No está todo perdido
Cuando topo con milagros a pesar de que soy atea, me entran dudas sobre si no debería creer en Dios
Cuando tenía solo seis años le preguntó a la canguro que una noche fue a cuidar de él y de su hermana si quería acompañarle al tejado para ver las estrellas. Supongo que en aquel mismo instante la chica, que sospecho era creyente, vería reforzada su fe. Con el tiempo el niño aprendió a manejar el telescopio. A los 14 dijo que quería estudiar astronomía. Estos son algunos de los intereses que ahora que tiene 23 incluye en su currículum. La literatura. Y cita a varios autores: Kafka, Dostoievski, Sartre, Proust, Benjamin… La música en general, clásica y jazz en particular: Bach, Debussy, Schubert, Szymanowski (del que confieso no haber oído hablar en mi vida), Janáçek, Chopin, Sibelius… Tocar el piano, jugar al ajedrez, la filosofía, la fotografía analógica, la pintura (Schiele, Velázquez, Van Gogh, Brueghel, Klee). ¿Y qué más? Cocinar, arreglar cosas, trabajar la madera, pasear, las noches estrelladas en el campo, las tormentas, escribir, los animales y la naturaleza en cada uno de sus aspectos… Cuando leí este inventario, del subidón llegué hasta el cielo.

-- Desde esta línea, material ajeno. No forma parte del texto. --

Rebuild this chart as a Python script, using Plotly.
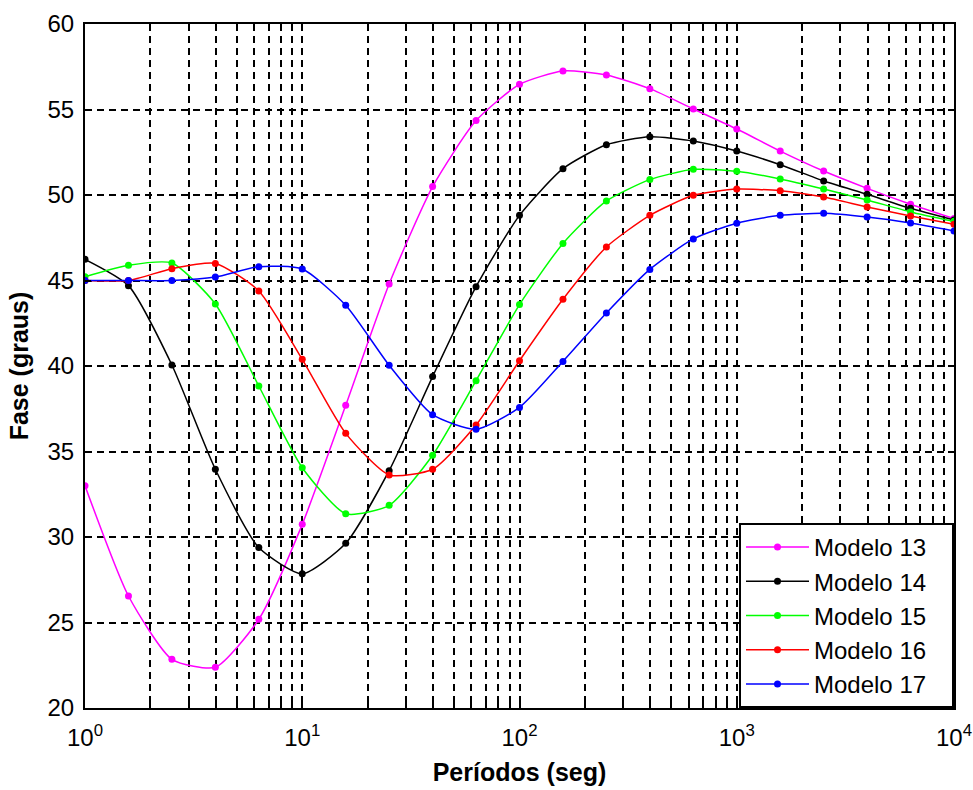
import plotly.graph_objects as go

periods = [1, 1.585, 2.512, 3.981, 6.310, 10, 15.85, 25.12, 39.81, 63.10, 100,
           158.5, 251.2, 398.1, 631.0, 1000, 1585, 2512, 3981, 6310, 10000]

modelo13 = [33.0, 26.55, 22.85, 22.38, 25.19, 30.74, 37.7, 44.8, 50.49, 54.35, 56.47,
            57.25, 57.02, 56.22, 55.03, 53.86, 52.57, 51.4, 50.39, 49.46, 48.62]
modelo14 = [46.24, 44.7, 40.06, 33.96, 29.38, 27.85, 29.63, 33.88, 39.38, 44.64, 48.81,
            51.54, 52.94, 53.41, 53.16, 52.57, 51.77, 50.82, 50.04, 49.22, 48.54]
modelo15 = [45.22, 45.89, 46.02, 43.63, 38.83, 34.05, 31.36, 31.85, 34.78, 39.14, 43.59,
            47.17, 49.65, 50.9, 51.5, 51.39, 50.94, 50.35, 49.71, 49.01, 48.46]
modelo16 = [45.0, 45.0, 45.69, 46.0, 44.39, 40.39, 36.06, 33.63, 33.96, 36.55, 40.31,
            43.9, 46.96, 48.81, 49.98, 50.35, 50.25, 49.88, 49.3, 48.77, 48.29]
modelo17 = [45.0, 45.0, 45.0, 45.2, 45.81, 45.67, 43.55, 40.04, 37.15, 36.3, 37.58,
            40.27, 43.1, 45.65, 47.43, 48.35, 48.81, 48.93, 48.71, 48.36, 47.9]

series_names = ["Modelo 13", "Modelo 14", "Modelo 15", "Modelo 16", "Modelo 17"]
series_values = [modelo13, modelo14, modelo15, modelo16, modelo17]
series_colors = ["#ff00ff", "#000000", "#00ff00", "#ff0000", "#0000ff"]

x_major = [1, 10, 100, 1000, 10000]
x_major_text = ["10<sup>0</sup>", "10<sup>1</sup>", "10<sup>2</sup>", "10<sup>3</sup>", "10<sup>4</sup>"]
x_minor = [m * d for d in [1, 10, 100, 1000] for m in range(2, 10)]
y_ticks = [20, 25, 30, 35, 40, 45, 50, 55, 60]

fig = go.Figure()
for name, vals, col in zip(series_names, series_values, series_colors):
    fig.add_trace(go.Scatter(
        x=periods, y=vals, name=name + "\u00a0\u00a0\u00a0", mode="lines+markers",
        line=dict(color=col, width=1.5, shape="spline", smoothing=0.6),
        marker=dict(color=col, size=7, symbol="circle"),
    ))

FONT = "Liberation Sans, Arial, sans-serif"
griddash = "7px,5px"

fig.update_layout(
    width=973, height=790,
    margin=dict(l=85, r=19, t=24, b=82),
    paper_bgcolor="white", plot_bgcolor="white",
    font=dict(family=FONT, size=24, color="black"),
    showlegend=True,
    legend=dict(
        x=1, y=0, xanchor="right", yanchor="bottom",
        bgcolor="white", bordercolor="black", borderwidth=2,
        font=dict(family=FONT, size=24, color="black"),
        tracegroupgap=0, itemwidth=63,
    ),
    xaxis=dict(
        type="log", range=[0, 4], automargin=False,
        tickmode="array", tickvals=x_major, ticktext=x_major_text,
        showline=True, linecolor="black", linewidth=2, mirror="allticks",
        ticks="inside", ticklen=6, tickcolor="black", tickwidth=1.5,
        ticklabelstandoff=7,
        showgrid=True, gridcolor="black", gridwidth=1.5, griddash=griddash,
        zeroline=False,
        tickfont=dict(family=FONT, size=24, color="black"),
        title=dict(text="<b>Períodos (seg)</b>", font=dict(family=FONT, size=25, color="black"), standoff=14),
        minor=dict(tickvals=x_minor, ticks="inside", ticklen=5, tickcolor="black",
                   showgrid=True, gridcolor="black", gridwidth=1.5, griddash=griddash),
    ),
    yaxis=dict(
        range=[20, 60], automargin=False,
        tickmode="array", tickvals=y_ticks,
        showline=True, linecolor="black", linewidth=2, mirror="allticks",
        ticks="inside", ticklen=6, tickcolor="black", tickwidth=1.5,
        ticklabelstandoff=4,
        showgrid=True, gridcolor="black", gridwidth=1.5, griddash=griddash,
        zeroline=False,
        tickfont=dict(family=FONT, size=24, color="black"),
        title=dict(text="<b>Fase (graus)</b>", font=dict(family=FONT, size=25, color="black"), standoff=12),
    ),
)

fig.write_html("out.html", config={"displayModeBar": False},
               post_script="document.body.style.margin='0';document.body.style.overflow='hidden';")
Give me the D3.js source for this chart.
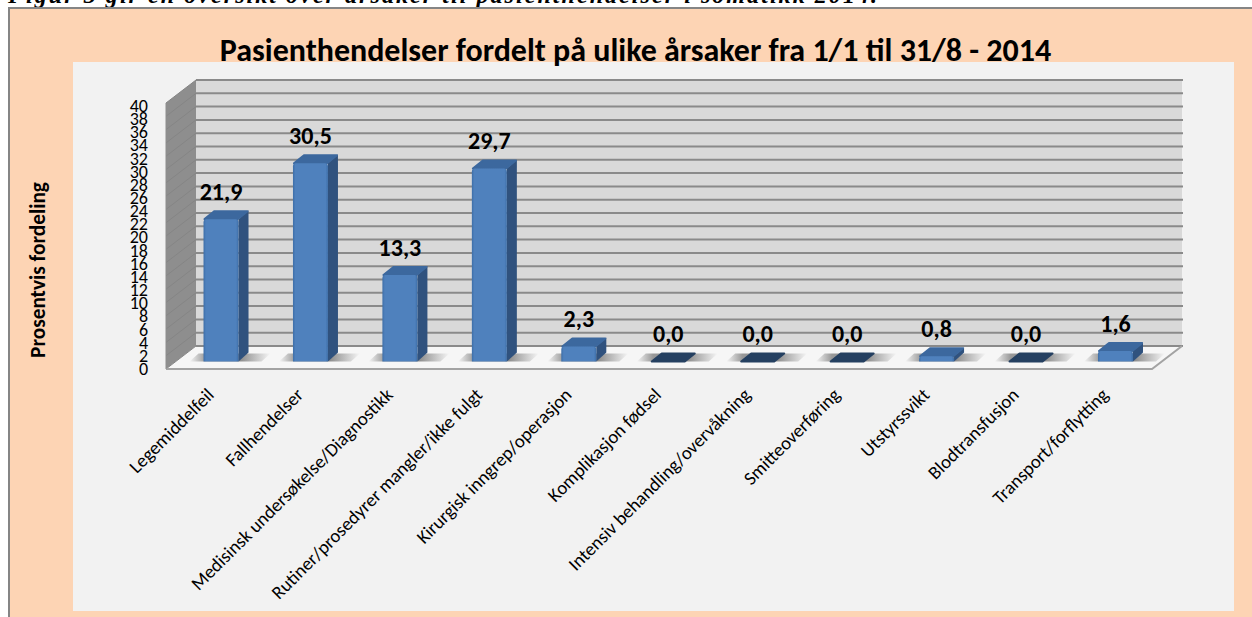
<!DOCTYPE html>
<html lang="no">
<head>
<meta charset="utf-8">
<script src="https://cdn.jsdelivr.net/npm/d3@7/dist/d3.min.js"></script>
<style>
html,body{margin:0;padding:0;background:#fff;overflow:hidden}
svg{display:block}
text{font-family:Carlito,Calibri,Lato,sans-serif;fill:#000}
</style>
</head>
<body>
<svg id="chart" width="1252" height="617"></svg>
<script>
const categories = ["Legemiddelfeil","Fallhendelser","Medisinsk undersøkelse/Diagnostikk","Rutiner/prosedyrer mangler/ikke fulgt","Kirurgisk inngrep/operasjon","Komplikasjon fødsel","Intensiv behandling/overvåkning","Smitteoverføring","Utstyrssvikt","Blodtransfusjon","Transport/forflytting"];
const values = [21.9,30.5,13.3,29.7,2.3,0.0,0.0,0.0,0.8,0.0,1.6];
const yTicks = d3.range(0,41,2);
const chartTitle = "Pasienthendelser fordelt på ulike årsaker fra 1/1 til 31/8 - 2014";
const yTitle = "Prosentvis fordeling";
const caption = "Figur 3 gir en oversikt over årsaker til pasienthendelser i somatikk 2014.";

const svg = d3.select("#chart");
const defs = svg.append("defs");

const frontGrad = defs.append("linearGradient").attr("id","front");
[[0,"#3d6ea8"],[0.07,"#4f81bd"],[0.93,"#4f81bd"],[1,"#3d6ea8"]].forEach(([o,c])=>frontGrad.append("stop").attr("offset",o).attr("stop-color",c));
const shadowGrad = defs.append("linearGradient").attr("id","shadow");
[[0,0],[0.2,0.65],[0.62,0.75],[1,0]].forEach(([o,a])=>shadowGrad.append("stop").attr("offset",o).attr("stop-color","#666").attr("stop-opacity",a));

// Layout
const panel = {x0:73,x1:1234,y0:62,y1:611};
const wall = {x0:196,x1:1182,top:80,bottom:346};
const floorFront = {x0:166,x1:1152,y:369};
const depth = {dx:10,dy:9};
const barW = 35;

// Scales
const yWall = d3.scaleLinear().domain([0,40]).range([wall.bottom,wall.top]);
const yFront = d3.scaleLinear().domain([0,40]).range([361.5,101.5]);
const yAxisLabels = d3.scaleLinear().domain([0,40]).range([368,105]);
const x = d3.scaleBand().domain(categories).range([176.3,1160.2]).paddingInner(0).paddingOuter(0);
const cx = c => x(c)+x.bandwidth()/2;

// Background
svg.append("text").attr("x",8).attr("y",2.5).attr("textLength",869).attr("lengthAdjust","spacing")
  .style("font-family","'Liberation Serif',serif").style("font-weight","bold").style("font-style","italic").style("font-size","24px")
  .text(caption);
svg.append("rect").attr("x",9).attr("y",8).attr("width",1243).attr("height",609).attr("fill","#fdd4b4");
svg.append("path").attr("d","M9,617V8H1252").attr("fill","none").attr("stroke","#858585").attr("stroke-width",2);
svg.append("rect").attr("x",panel.x0).attr("y",panel.y0).attr("width",panel.x1-panel.x0).attr("height",panel.y1-panel.y0).attr("fill","#f2f2f2");

// Title
svg.append("text").attr("x",635.5).attr("y",61).attr("text-anchor","middle").style("font-weight","bold").style("font-size","32px").text(chartTitle);

// Walls
svg.append("rect").attr("x",wall.x0).attr("y",wall.top).attr("width",wall.x1-wall.x0).attr("height",wall.bottom-wall.top).attr("fill","#d9d9d9");
svg.append("polygon").attr("fill","#8e8e8e")
  .attr("points",[[floorFront.x0,yWall(40)+23],[wall.x0,wall.top],[wall.x0,wall.bottom],[floorFront.x0,floorFront.y]].join(" "));
svg.append("polygon").attr("fill","#f6f6f6")
  .attr("points",[[floorFront.x0,floorFront.y],[wall.x0,wall.bottom],[wall.x1,wall.bottom],[floorFront.x1,floorFront.y]].join(" "));

// Gridlines
const grid = svg.append("g");
grid.selectAll("line.w").data(yTicks).join("line").attr("class","w")
  .attr("x1",wall.x0).attr("x2",wall.x1+1).attr("y1",yWall).attr("y2",yWall)
  .attr("stroke","#8a8a8a").attr("stroke-width",2);
grid.selectAll("line.s").data(yTicks).join("line").attr("class","s")
  .attr("x1",wall.x0).attr("x2",floorFront.x0).attr("y1",yWall).attr("y2",d=>yWall(d)+23)
  .attr("stroke","#858585").attr("stroke-width",1);

// Floor front edge
svg.append("polyline").attr("fill","none").attr("stroke","#a3a3a3").attr("stroke-width",2)
  .attr("points",[[floorFront.x0,floorFront.y],[floorFront.x1,floorFront.y],[wall.x1,wall.bottom]].join(" "));
svg.append("line").attr("x1",floorFront.x0).attr("x2",floorFront.x0).attr("y1",yWall(40)+23).attr("y2",floorFront.y).attr("stroke","#8e8e8e");

// Bars
const data = categories.map((c,i)=>({c,v:values[i]}));
const bars = svg.append("g").selectAll("g").data(data).join("g");
const y0 = yFront(0);
bars.append("polygon").attr("fill","url(#shadow)")
  .attr("points",d=>{const l=cx(d.c)-barW/2-14,r=cx(d.c)+barW/2+32;return [[l,y0],[r-9,y0],[r,y0-8],[l+9,y0-8]].join(" ");});
bars.append("path").attr("fill",d=>d.v>0?"#30527e":"#254061")
  .attr("d",d=>{const r=cx(d.c)+barW/2,t=yFront(d.v);return `M${r},${y0}L${r+depth.dx},${y0-depth.dy}L${r+depth.dx},${t-depth.dy}L${r},${t}Z`;});
bars.append("path").attr("fill",d=>d.v>0?"#3c689e":"#254061")
  .attr("stroke",d=>d.v>0?"#3c689e":"#254061").attr("stroke-width",2).attr("stroke-linejoin","round")
  .attr("d",d=>{const l=cx(d.c)-barW/2+1,r=cx(d.c)+barW/2-1,t=yFront(d.v);return `M${l},${t}L${l+depth.dx},${t-depth.dy+1}L${r+depth.dx},${t-depth.dy+1}L${r},${t}Z`;});
bars.filter(d=>d.v>0).append("path").attr("fill","url(#front)")
  .attr("d",d=>{const l=cx(d.c)-barW/2,r=cx(d.c)+barW/2,t=yFront(d.v),q=Math.min(3,y0-t);return `M${l},${y0}V${t+q}Q${l},${t} ${l+q},${t}H${r-q}Q${r},${t} ${r},${t+q}V${y0}Z`;});
bars.append("text").attr("x",d=>cx(d.c)).attr("y",d=>yFront(d.v)-19.5).attr("text-anchor","middle")
  .style("font-weight","bold").style("font-size","24px")
  .text(d=>d3.format(".1f")(d.v).replace(".",","));

// Axes
const axY = svg.append("g").attr("transform","translate(148,0)")
  .call(d3.axisLeft(yAxisLabels).tickValues(yTicks).tickSize(0).tickPadding(0));
axY.select(".domain").remove();
axY.selectAll("text").style("font-size","18px").style("font-family","Carlito,Calibri,Lato,sans-serif").attr("dy",".36em");

const axX = svg.append("g").attr("transform","translate(0,392)")
  .call(d3.axisBottom(x).tickSize(0).tickPadding(0));
axX.select(".domain").remove();
axX.selectAll("text").attr("text-anchor","end").attr("y",0).attr("dy",0)
  .attr("transform","translate(-6,4) rotate(-45)")
  .style("font-size","18.7px").style("font-family","Carlito,Calibri,Lato,sans-serif");

svg.append("text").attr("transform","translate(45,270) rotate(-90)").attr("text-anchor","middle")
  .style("font-weight","bold").style("font-size","21.3px").text(yTitle);
</script>
</body>
</html>
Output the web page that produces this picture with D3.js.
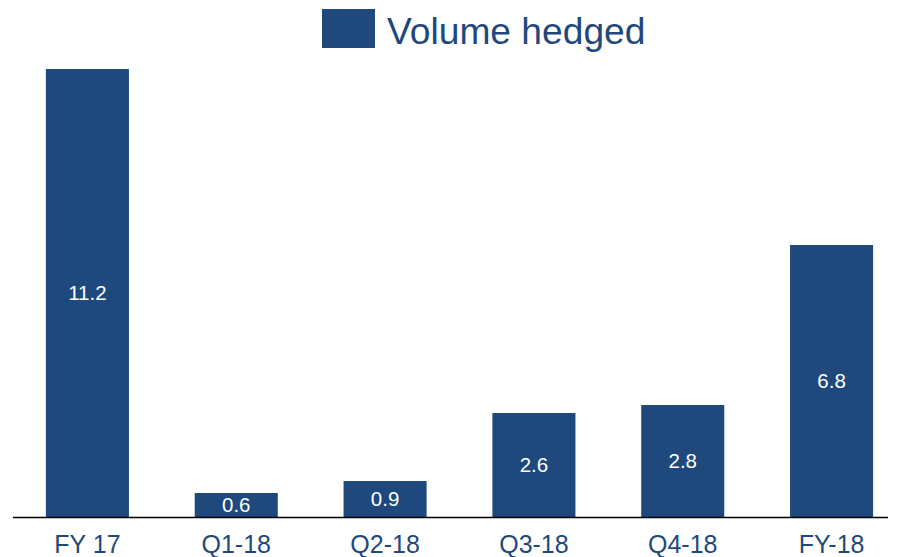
<!DOCTYPE html>
<html>
<head>
<meta charset="utf-8">
<script src="https://cdn.jsdelivr.net/npm/d3@7"></script>
<style>
  html, body { margin: 0; padding: 0; background: #fff; }
  svg { display: block; font-family: "Liberation Sans", Arial, sans-serif; }
</style>
</head>
<body>
<svg id="chart" width="902" height="557"></svg>
<script>
// Hedged volume per period
const categories = ["FY 17", "Q1-18", "Q2-18", "Q3-18", "Q4-18", "FY-18"];
const volumeHedged = [11.2, 0.6, 0.9, 2.6, 2.8, 6.8];
const seriesName = "Volume hedged";

const barColor = "#1f497d";
const textColor = "#1f497d";

const svg = d3.select("#chart");
const baseline = 517;

const x = d3.scaleBand()
  .domain(categories)
  .range([13, 906])
  .paddingInner(0.442)
  .paddingOuter(0.221);

const y = d3.scaleLinear()
  .domain([0, 11.2])
  .range([baseline, 69]);

const data = categories.map((c, i) => ({ cat: c, value: volumeHedged[i] }));

// bars
svg.append("g")
  .selectAll("rect")
  .data(data)
  .join("rect")
  .attr("x", d => x(d.cat))
  .attr("y", d => y(d.value))
  .attr("width", x.bandwidth())
  .attr("height", d => y(0) - y(d.value))
  .attr("fill", barColor);

// value labels, centred inside each bar
svg.append("g")
  .selectAll("text")
  .data(data)
  .join("text")
  .attr("x", d => x(d.cat) + x.bandwidth() / 2)
  .attr("y", d => (y(d.value) + y(0)) / 2)
  .attr("dy", "0.36em")
  .attr("text-anchor", "middle")
  .attr("fill", "#ffffff")
  .attr("font-size", 20.5)
  .text(d => d.value.toFixed(1));

// category axis
const xAxis = svg.append("g")
  .attr("transform", `translate(0,${baseline})`)
  .call(d3.axisBottom(x).tickSize(0).tickPadding(0));
xAxis.select(".domain").remove();
xAxis.selectAll("text")
  .attr("y", 36)
  .attr("dy", 0)
  .attr("fill", textColor)
  .attr("font-size", 25)
  .attr("font-family", "\"Liberation Sans\", Arial, sans-serif");

svg.append("line")
  .attr("x1", 13).attr("x2", 888)
  .attr("y1", baseline + 0.5).attr("y2", baseline + 0.5)
  .attr("stroke", "#000")
  .attr("stroke-width", 1.5);

// legend
const legend = svg.append("g");
legend.append("rect")
  .attr("x", 322).attr("y", 9)
  .attr("width", 53).attr("height", 39)
  .attr("fill", barColor);
legend.append("text")
  .attr("x", 387).attr("y", 44)
  .attr("fill", textColor)
  .attr("font-size", 37.2)
  .text(seriesName);
</script>
</body>
</html>
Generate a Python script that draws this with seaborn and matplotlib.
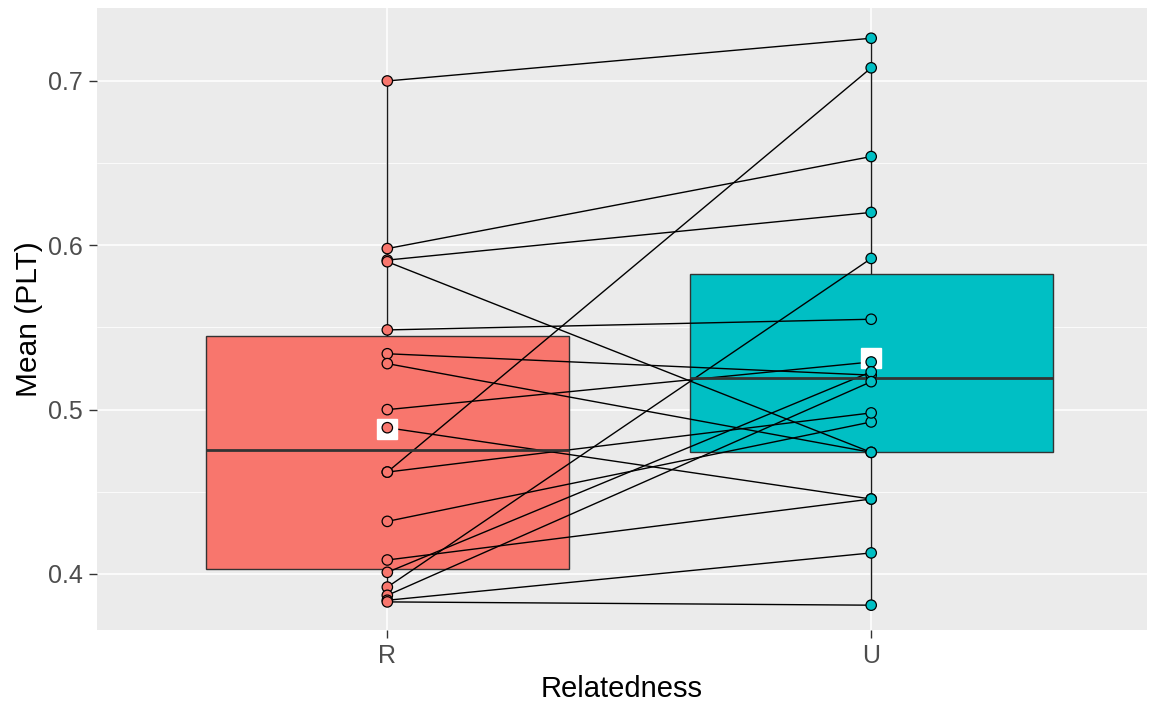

Sé que no es más que uno entre muchísimos y que las estadísticas me devolverían de inmediato al cochino piso desde el que alcé el vuelo. No diré su nombre. De apóstol. De uno de los cuatro evangelistas. Su atributo, un hombre con alas. Tímido, aunque buen conversador, mide un metro ochenta y cinco y acaba de terminar la carrera de Física. Quizá no encuentre trabajo, aunque tendrá mucho que hacer. Cuando topo con milagros así, a pesar de que soy atea, me entran dudas sobre si no debería creer en Dios. Pero no. Basta con fortalecer mi confianza en el ser humano. Y me duermo pensando que no está todo perdido.